*Do this*
Produce an exact copy of all the data below, dropping every image.

----- Supplied material -----

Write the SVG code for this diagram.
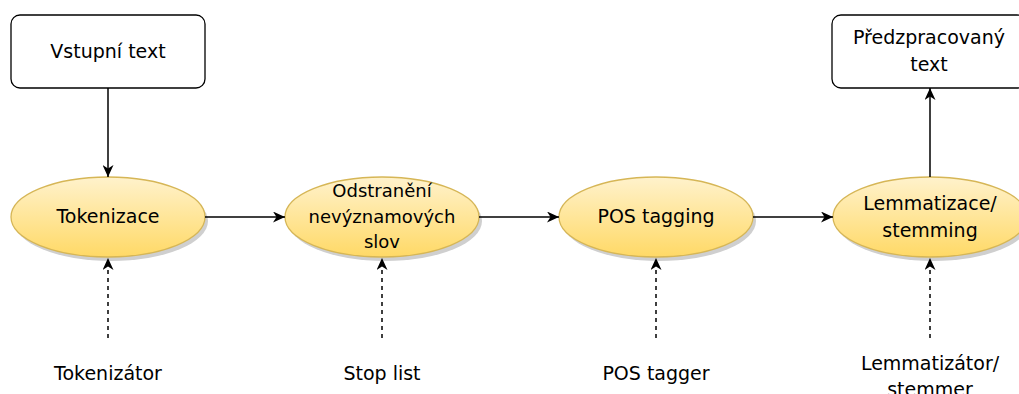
<svg xmlns="http://www.w3.org/2000/svg" width="1019" height="394" viewBox="0 0 1019 394">
<style>
text{font-family:"DejaVu Sans","Verdana",sans-serif;font-size:19px;fill:#000;text-anchor:middle}
.sm{font-size:18px}
.box{fill:#fff;stroke:#000;stroke-width:1.3}
.ell{fill:url(#yg);stroke:#d6b656;stroke-width:1.3}
.sh{fill:#cfcfcf}
.c{fill:none;stroke:#000;stroke-width:1.5}
.d{stroke-dasharray:4 4}
</style>
<defs>
<linearGradient id="yg" x1="0" y1="0" x2="0" y2="1">
<stop offset="0" stop-color="#fff2cc"/>
<stop offset="1" stop-color="#ffd966"/>
</linearGradient>
<marker id="ah" viewBox="0 0 12 11" refX="12" refY="5.5" markerWidth="12" markerHeight="11" orient="auto" markerUnits="userSpaceOnUse">
<path d="M0,0 L12,5.5 L0,11 L3.5,5.5 Z" fill="#000"/>
</marker>
</defs>

<g id="vstupni-text">
<rect class="box" x="11" y="15" width="194" height="73" rx="9"/>
<text x="108" y="58">Vstupní text</text>
</g>

<g id="predzpracovany-text">
<rect class="box" x="832" y="15" width="194" height="73" rx="9"/>
<text x="929" y="44">Předzpracovaný</text>
<text x="929" y="71">text</text>
</g>

<g id="tokenizace">
<ellipse class="sh" cx="111" cy="221" rx="97" ry="40"/>
<ellipse class="ell" cx="108" cy="217" rx="97" ry="40"/>
<text x="108" y="223">Tokenizace</text>
</g>

<g id="odstraneni">
<ellipse class="sh" cx="385" cy="221" rx="97" ry="40"/>
<ellipse class="ell" cx="382" cy="217" rx="97" ry="40"/>
<text class="sm" x="382" y="197">Odstranění</text>
<text class="sm" x="382" y="223">nevýznamových</text>
<text class="sm" x="382" y="248">slov</text>
</g>

<g id="pos-tagging">
<ellipse class="sh" cx="659" cy="221" rx="97" ry="40"/>
<ellipse class="ell" cx="656" cy="217" rx="97" ry="40"/>
<text x="656" y="223">POS tagging</text>
</g>

<g id="lemmatizace">
<ellipse class="sh" cx="933" cy="221" rx="97" ry="40"/>
<ellipse class="ell" cx="930" cy="217" rx="97" ry="40"/>
<text x="930" y="210">Lemmatizace/</text>
<text x="930" y="237">stemming</text>
</g>

<g id="tokenizator"><text x="108" y="380">Tokenizátor</text></g>
<g id="stop-list"><text x="382" y="380">Stop list</text></g>
<g id="pos-tagger"><text x="656" y="380">POS tagger</text></g>
<g id="lemmatizator"><text x="930" y="370">Lemmatizátor/</text><text x="930" y="396">stemmer</text></g>

<g id="connectors">
<path class="c" d="M108,88 V177" marker-end="url(#ah)"/>
<path class="c" d="M205,217 H285" marker-end="url(#ah)"/>
<path class="c" d="M479,217 H559" marker-end="url(#ah)"/>
<path class="c" d="M753,217 H833" marker-end="url(#ah)"/>
<path class="c" d="M930,177 V88" marker-end="url(#ah)"/>
<path class="c d" d="M108,338 V258" marker-end="url(#ah)"/>
<path class="c d" d="M382,338 V258" marker-end="url(#ah)"/>
<path class="c d" d="M656,338 V258" marker-end="url(#ah)"/>
<path class="c d" d="M930,338 V258" marker-end="url(#ah)"/>
</g>
</svg>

-----

*Worked answer*
Write the SVG code for this diagram.
<svg xmlns="http://www.w3.org/2000/svg" width="1019" height="394" viewBox="0 0 1019 394">
<style>
text{font-family:"DejaVu Sans","Verdana",sans-serif;font-size:19px;fill:#000;text-anchor:middle}
.sm{font-size:18px}
.box{fill:#fff;stroke:#000;stroke-width:1.3}
.ell{fill:url(#yg);stroke:#d6b656;stroke-width:1.3}
.sh{fill:#cfcfcf}
.c{fill:none;stroke:#000;stroke-width:1.5}
.d{stroke-dasharray:4 4}
</style>
<defs>
<linearGradient id="yg" x1="0" y1="0" x2="0" y2="1">
<stop offset="0" stop-color="#fff2cc"/>
<stop offset="1" stop-color="#ffd966"/>
</linearGradient>
<marker id="ah" viewBox="0 0 12 11" refX="12" refY="5.5" markerWidth="12" markerHeight="11" orient="auto" markerUnits="userSpaceOnUse">
<path d="M0,0 L12,5.5 L0,11 L3.5,5.5 Z" fill="#000"/>
</marker>
</defs>

<g id="vstupni-text">
<rect class="box" x="11" y="15" width="194" height="73" rx="9"/>
<text x="108" y="58">Vstupní text</text>
</g>

<g id="predzpracovany-text">
<rect class="box" x="832" y="15" width="194" height="73" rx="9"/>
<text x="929" y="44">Předzpracovaný</text>
<text x="929" y="71">text</text>
</g>

<g id="tokenizace">
<ellipse class="sh" cx="111" cy="221" rx="97" ry="40"/>
<ellipse class="ell" cx="108" cy="217" rx="97" ry="40"/>
<text x="108" y="223">Tokenizace</text>
</g>

<g id="odstraneni">
<ellipse class="sh" cx="385" cy="221" rx="97" ry="40"/>
<ellipse class="ell" cx="382" cy="217" rx="97" ry="40"/>
<text class="sm" x="382" y="197">Odstranění</text>
<text class="sm" x="382" y="223">nevýznamových</text>
<text class="sm" x="382" y="248">slov</text>
</g>

<g id="pos-tagging">
<ellipse class="sh" cx="659" cy="221" rx="97" ry="40"/>
<ellipse class="ell" cx="656" cy="217" rx="97" ry="40"/>
<text x="656" y="223">POS tagging</text>
</g>

<g id="lemmatizace">
<ellipse class="sh" cx="933" cy="221" rx="97" ry="40"/>
<ellipse class="ell" cx="930" cy="217" rx="97" ry="40"/>
<text x="930" y="210">Lemmatizace/</text>
<text x="930" y="237">stemming</text>
</g>

<g id="tokenizator"><text x="108" y="380">Tokenizátor</text></g>
<g id="stop-list"><text x="382" y="380">Stop list</text></g>
<g id="pos-tagger"><text x="656" y="380">POS tagger</text></g>
<g id="lemmatizator"><text x="930" y="370">Lemmatizátor/</text><text x="930" y="396">stemmer</text></g>

<g id="connectors">
<path class="c" d="M108,88 V177" marker-end="url(#ah)"/>
<path class="c" d="M205,217 H285" marker-end="url(#ah)"/>
<path class="c" d="M479,217 H559" marker-end="url(#ah)"/>
<path class="c" d="M753,217 H833" marker-end="url(#ah)"/>
<path class="c" d="M930,177 V88" marker-end="url(#ah)"/>
<path class="c d" d="M108,338 V258" marker-end="url(#ah)"/>
<path class="c d" d="M382,338 V258" marker-end="url(#ah)"/>
<path class="c d" d="M656,338 V258" marker-end="url(#ah)"/>
<path class="c d" d="M930,338 V258" marker-end="url(#ah)"/>
</g>
</svg>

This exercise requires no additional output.